Top Stock Pickers Disagree on Banking Rebound

A line has been drawn in the sand, and anyone with an interest in banking stocks will have to pick a side.

On the one side is Bill Miller, chief investment officer of Legg Mason, who is famous for beating the Standard & Poor's 500 Index for 15 consecutive years until 2006. Miller considers financials to be on sale and has been waiting and hoping they will rebound.

On the other side is Meredith Whitney, a former Oppenheimer & Co. stock analyst who called banks "grossly overvalued" in 2007 and accurately predicted a much more extreme recession than most of her peers. Whitney has become a celebrity in the investment community for her bearishness, and recently left Oppenheimer to start her own firm.

Miller has been loyal to financial stocks even as they continued to slide, and has been betting everything that they will recover quickly. In April 2008, he mistakenly called the bottom in financials, and his unwavering faith in Bear Stearns, Freddie Mac and American International Group have caused him to lose more money since 2006 than 99% of his peers, according to Morningstar.

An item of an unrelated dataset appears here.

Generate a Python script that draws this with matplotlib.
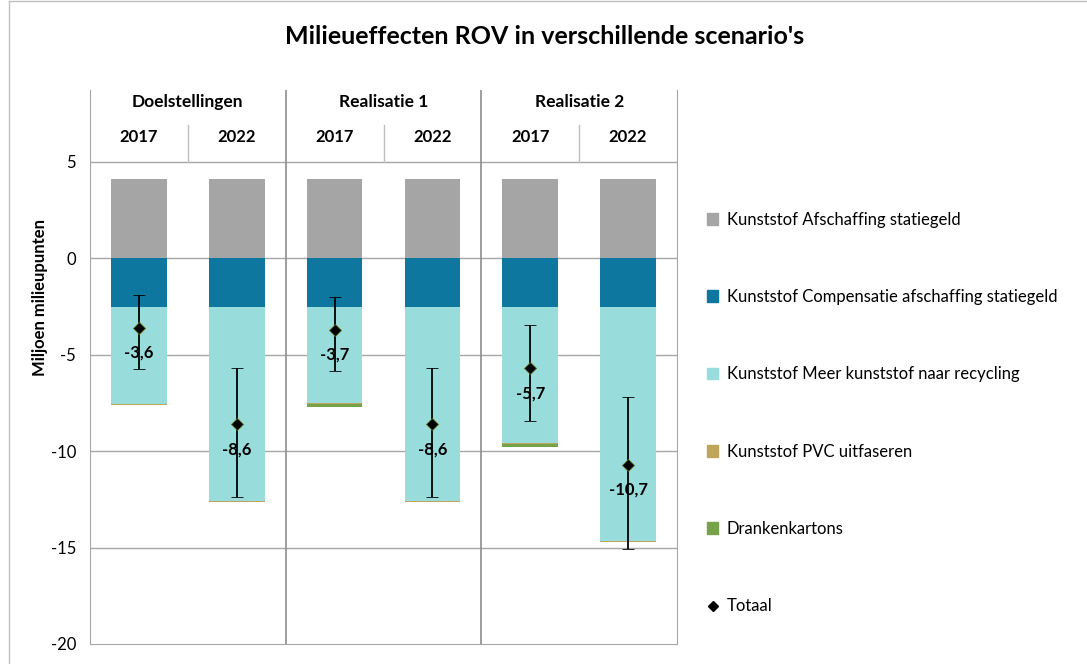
"""Milieueffecten ROV: stacked bars per scenario/year with totals and ranges."""

import matplotlib
matplotlib.use("Agg")
import matplotlib.pyplot as plt
from matplotlib.lines import Line2D
from matplotlib.patches import Patch
import numpy as np

plt.rcParams["font.family"] = ["Lato", "DejaVu Sans"]
plt.rcParams["axes.unicode_minus"] = False

groups = ["Doelstellingen", "Realisatie 1", "Realisatie 2"]
years = ["2017", "2022", "2017", "2022", "2017", "2022"]

series_names = [
    "Kunststof Afschaffing statiegeld",
    "Kunststof Compensatie afschaffing statiegeld",
    "Kunststof Meer kunststof naar recycling",
    "Kunststof PVC uitfaseren",
    "Drankenkartons",
]
afschaffing = [4.1, 4.1, 4.1, 4.1, 4.1, 4.1]
compensatie = [-2.5, -2.5, -2.5, -2.5, -2.5, -2.5]
recycling = [-5.05, -10.1, -5.0, -10.1, -7.1, -12.15]
pvc = [-0.05, -0.05, -0.05, -0.05, -0.05, -0.05]
drankenkartons = [0.0, 0.0, -0.15, 0.0, -0.12, 0.0]
totaal = [-3.6, -8.6, -3.7, -8.6, -5.7, -10.7]
range_low = [-5.75, -12.4, -5.85, -12.4, -8.45, -15.05]
range_high = [-1.9, -5.7, -2.0, -5.7, -3.45, -7.2]

colors = ["#a5a5a5", "#0e77a0", "#99dcdc", "#bfa55a", "#77a14a"]

fig = plt.figure(figsize=(10.87, 6.64), dpi=100)
ax = fig.add_axes([90 / 1087, 20 / 664, 587 / 1087, 554 / 664])

x = np.arange(len(years))
w = 0.57
y_top = 8.73

# positive part
ax.bar(x, afschaffing, w, color=colors[0], zorder=2)
# negative parts stacked downward
bottom = np.zeros(len(x))
for vals, c in zip([compensatie, recycling, pvc, drankenkartons], colors[1:]):
    vals = np.asarray(vals)
    ax.bar(x, vals, w, bottom=bottom, color=c, zorder=2)
    bottom = bottom + vals

tot = np.asarray(totaal)
yerr = [tot - np.asarray(range_low), np.asarray(range_high) - tot]
ax.errorbar(x, tot, yerr=yerr, fmt="D", color="black", ms=6, mec="#5a6b1a",
            mew=0.6, elinewidth=1.3, capsize=4, capthick=1.3, zorder=4)
for xi, t in zip(x, totaal):
    ax.annotate(f"{t:.1f}".replace(".", ","), (xi, t), xytext=(0, -18),
                textcoords="offset points", ha="center", va="center",
                fontsize=12, fontweight="bold", zorder=5)

ax.set_xlim(-0.5, len(x) - 0.5)
ax.set_ylim(-20, y_top)
ax.set_yticks([5, 0, -5, -10, -15, -20])
ax.tick_params(axis="y", length=0, pad=10, labelsize=12)
ax.set_xticks([])
for yv in [5, 0, -5, -10, -15]:
    ax.axhline(yv, color="#a6a6a6", lw=1, zorder=1)
ax.spines["top"].set_visible(False)
for s in ["left", "right", "bottom"]:
    ax.spines[s].set_color("#a6a6a6")

# header table
for xs in [1.5, 3.5]:
    ax.axvline(xs, color="#8c8c8c", lw=1.2, zorder=1)
for xs in [0.5, 2.5, 4.5]:
    ax.plot([xs, xs], [5, 6.92], color="#bfbfbf", lw=1, zorder=1)
for gi, g in enumerate(groups):
    ax.text(2 * gi + 0.5, 8.11, g, ha="center", va="center", fontsize=12.5,
            fontweight="bold")
for xi, yr in zip(x, years):
    ax.text(xi, 6.3, yr, ha="center", va="center", fontsize=12,
            fontweight="bold")

fig.text(545 / 1087, 1 - 37 / 664, "Milieueffecten ROV in verschillende scenario's",
         ha="center", va="center", fontsize=18, fontweight="bold")
fig.text(40 / 1087, 1 - 298 / 664, "Miljoen milieupunten", rotation=90,
         ha="center", va="center", fontsize=12, fontweight="bold")

handles = [Patch(color=c) for c in colors]
handles.append(Line2D([], [], marker="D", color="black", ls="none", ms=5))
fig.legend(handles, series_names + ["Totaal"], loc="upper left",
           bbox_to_anchor=(700 / 1087, 1 - 205 / 664), frameon=False,
           fontsize=12, handlelength=0.7, handleheight=0.7, handletextpad=0.5,
           labelspacing=3.68, borderaxespad=0)

# outer chart border
fig.add_artist(Line2D([9 / 1087, 9 / 1087], [0, 1 - 1 / 664],
                      transform=fig.transFigure, color="#bfbfbf", lw=1))
fig.add_artist(Line2D([9 / 1087, 1], [1 - 1 / 664, 1 - 1 / 664],
                      transform=fig.transFigure, color="#bfbfbf", lw=1))

fig.savefig("out.png", dpi=100)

"Financials have the biggest potential to outperform," Miller said recently.

Whitney thinks banks will return to negative earnings after they post their first-quarter profits because their gains don't mirror improvements in their businesses. "The underlying core earnings power of these banks is negligible," Whitney said.

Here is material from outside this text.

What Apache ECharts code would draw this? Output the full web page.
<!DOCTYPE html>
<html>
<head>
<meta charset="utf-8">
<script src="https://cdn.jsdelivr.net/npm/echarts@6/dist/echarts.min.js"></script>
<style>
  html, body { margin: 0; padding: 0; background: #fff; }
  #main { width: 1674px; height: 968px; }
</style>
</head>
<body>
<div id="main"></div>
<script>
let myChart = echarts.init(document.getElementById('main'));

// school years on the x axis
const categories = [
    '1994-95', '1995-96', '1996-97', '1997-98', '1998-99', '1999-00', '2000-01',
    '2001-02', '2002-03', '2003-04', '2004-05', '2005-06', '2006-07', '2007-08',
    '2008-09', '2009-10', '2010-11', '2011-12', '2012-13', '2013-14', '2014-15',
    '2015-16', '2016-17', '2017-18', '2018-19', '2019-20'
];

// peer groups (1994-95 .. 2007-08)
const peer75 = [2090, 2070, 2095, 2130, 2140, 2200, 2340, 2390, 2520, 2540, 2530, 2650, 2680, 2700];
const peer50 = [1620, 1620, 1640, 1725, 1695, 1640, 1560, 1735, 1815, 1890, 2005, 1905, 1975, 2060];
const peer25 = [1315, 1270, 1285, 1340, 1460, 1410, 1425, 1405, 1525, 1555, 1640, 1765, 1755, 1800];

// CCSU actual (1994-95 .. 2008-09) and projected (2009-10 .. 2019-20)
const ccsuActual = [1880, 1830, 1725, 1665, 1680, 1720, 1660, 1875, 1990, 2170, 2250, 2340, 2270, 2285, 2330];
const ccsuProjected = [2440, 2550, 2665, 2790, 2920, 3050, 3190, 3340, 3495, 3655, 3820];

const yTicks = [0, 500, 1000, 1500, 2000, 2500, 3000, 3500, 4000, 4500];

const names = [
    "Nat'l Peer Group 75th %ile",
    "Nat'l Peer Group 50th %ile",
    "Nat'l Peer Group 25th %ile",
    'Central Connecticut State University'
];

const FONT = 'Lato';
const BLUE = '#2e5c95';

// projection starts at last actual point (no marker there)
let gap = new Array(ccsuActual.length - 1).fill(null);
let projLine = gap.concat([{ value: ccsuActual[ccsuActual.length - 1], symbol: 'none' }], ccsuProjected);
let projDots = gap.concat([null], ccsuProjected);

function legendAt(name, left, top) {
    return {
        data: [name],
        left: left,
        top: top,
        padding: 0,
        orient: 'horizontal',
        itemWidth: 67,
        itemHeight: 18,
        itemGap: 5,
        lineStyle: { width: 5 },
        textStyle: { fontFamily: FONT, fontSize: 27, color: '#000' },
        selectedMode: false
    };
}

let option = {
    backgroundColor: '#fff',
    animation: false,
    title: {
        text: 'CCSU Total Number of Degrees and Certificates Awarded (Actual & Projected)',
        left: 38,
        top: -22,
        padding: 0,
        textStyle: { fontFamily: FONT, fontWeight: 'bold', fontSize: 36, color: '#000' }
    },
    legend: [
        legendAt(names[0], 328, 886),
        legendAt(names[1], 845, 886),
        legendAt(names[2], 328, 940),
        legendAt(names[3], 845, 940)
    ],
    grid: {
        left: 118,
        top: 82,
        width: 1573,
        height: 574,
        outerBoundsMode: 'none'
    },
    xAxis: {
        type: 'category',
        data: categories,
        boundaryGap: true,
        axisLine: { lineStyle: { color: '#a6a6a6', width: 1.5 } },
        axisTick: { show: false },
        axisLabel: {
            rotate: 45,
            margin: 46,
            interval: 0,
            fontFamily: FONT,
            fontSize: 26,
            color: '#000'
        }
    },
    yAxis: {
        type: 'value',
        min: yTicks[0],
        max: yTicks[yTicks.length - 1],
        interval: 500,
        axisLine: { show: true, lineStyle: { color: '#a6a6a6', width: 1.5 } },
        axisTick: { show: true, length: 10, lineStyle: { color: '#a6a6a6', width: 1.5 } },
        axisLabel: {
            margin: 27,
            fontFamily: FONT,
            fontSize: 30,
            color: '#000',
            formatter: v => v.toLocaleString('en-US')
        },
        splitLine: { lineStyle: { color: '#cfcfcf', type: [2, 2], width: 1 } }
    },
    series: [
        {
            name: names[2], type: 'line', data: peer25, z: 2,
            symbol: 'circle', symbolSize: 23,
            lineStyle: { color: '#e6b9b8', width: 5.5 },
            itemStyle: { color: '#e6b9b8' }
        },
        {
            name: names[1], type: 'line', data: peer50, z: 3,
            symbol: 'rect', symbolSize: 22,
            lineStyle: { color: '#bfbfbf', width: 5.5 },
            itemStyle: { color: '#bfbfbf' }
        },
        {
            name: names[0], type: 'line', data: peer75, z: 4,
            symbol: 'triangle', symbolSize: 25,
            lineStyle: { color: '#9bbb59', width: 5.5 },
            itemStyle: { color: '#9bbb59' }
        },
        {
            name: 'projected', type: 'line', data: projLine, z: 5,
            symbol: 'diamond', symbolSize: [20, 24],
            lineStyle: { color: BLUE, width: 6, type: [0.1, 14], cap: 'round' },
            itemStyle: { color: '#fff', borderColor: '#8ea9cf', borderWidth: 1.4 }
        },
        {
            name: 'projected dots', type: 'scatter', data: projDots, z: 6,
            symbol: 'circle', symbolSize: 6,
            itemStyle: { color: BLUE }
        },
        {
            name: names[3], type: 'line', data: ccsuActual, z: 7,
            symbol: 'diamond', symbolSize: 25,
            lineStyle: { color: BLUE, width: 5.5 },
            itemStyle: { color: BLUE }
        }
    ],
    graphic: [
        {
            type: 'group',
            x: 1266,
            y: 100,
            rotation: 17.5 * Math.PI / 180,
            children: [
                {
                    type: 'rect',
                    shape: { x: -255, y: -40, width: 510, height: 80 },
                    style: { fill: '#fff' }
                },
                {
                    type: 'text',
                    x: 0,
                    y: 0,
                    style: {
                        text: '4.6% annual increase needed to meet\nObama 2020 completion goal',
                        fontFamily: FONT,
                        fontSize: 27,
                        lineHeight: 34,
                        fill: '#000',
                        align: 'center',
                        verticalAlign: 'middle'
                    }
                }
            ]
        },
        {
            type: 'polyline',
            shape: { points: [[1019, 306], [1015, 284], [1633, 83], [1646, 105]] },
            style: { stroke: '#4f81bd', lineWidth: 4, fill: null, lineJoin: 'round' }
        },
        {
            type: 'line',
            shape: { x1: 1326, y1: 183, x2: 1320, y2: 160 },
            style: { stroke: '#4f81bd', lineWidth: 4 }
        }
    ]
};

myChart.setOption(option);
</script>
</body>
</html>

Investors are torn over who to believe. Just about everybody wants banks to recover, but most aren't as confident as Miller that a recovery will come soon.

"It could be Bill is right and the vast majority of banks will earn their way out of this," William Stone, chief investment strategist at PNC Financial Services Group Inc.'s wealth management unit, told Bloomberg News. "But if the economy takes another nosedive and the adverse feedback loop begins again with a vengeance, then maybe it's Meredith."

"[Miller] made massive best in institutions that were wiped off the face of the exchange," said Frederic Dickson, chief market strategist at D.A. Davidson & Co. "I'm pretty much in Meredith Whitney's camp on this one. She's been dead-on in identifying the problems in the banks. I'm hoping for the economy's sake and banking's sake that I'm wrong."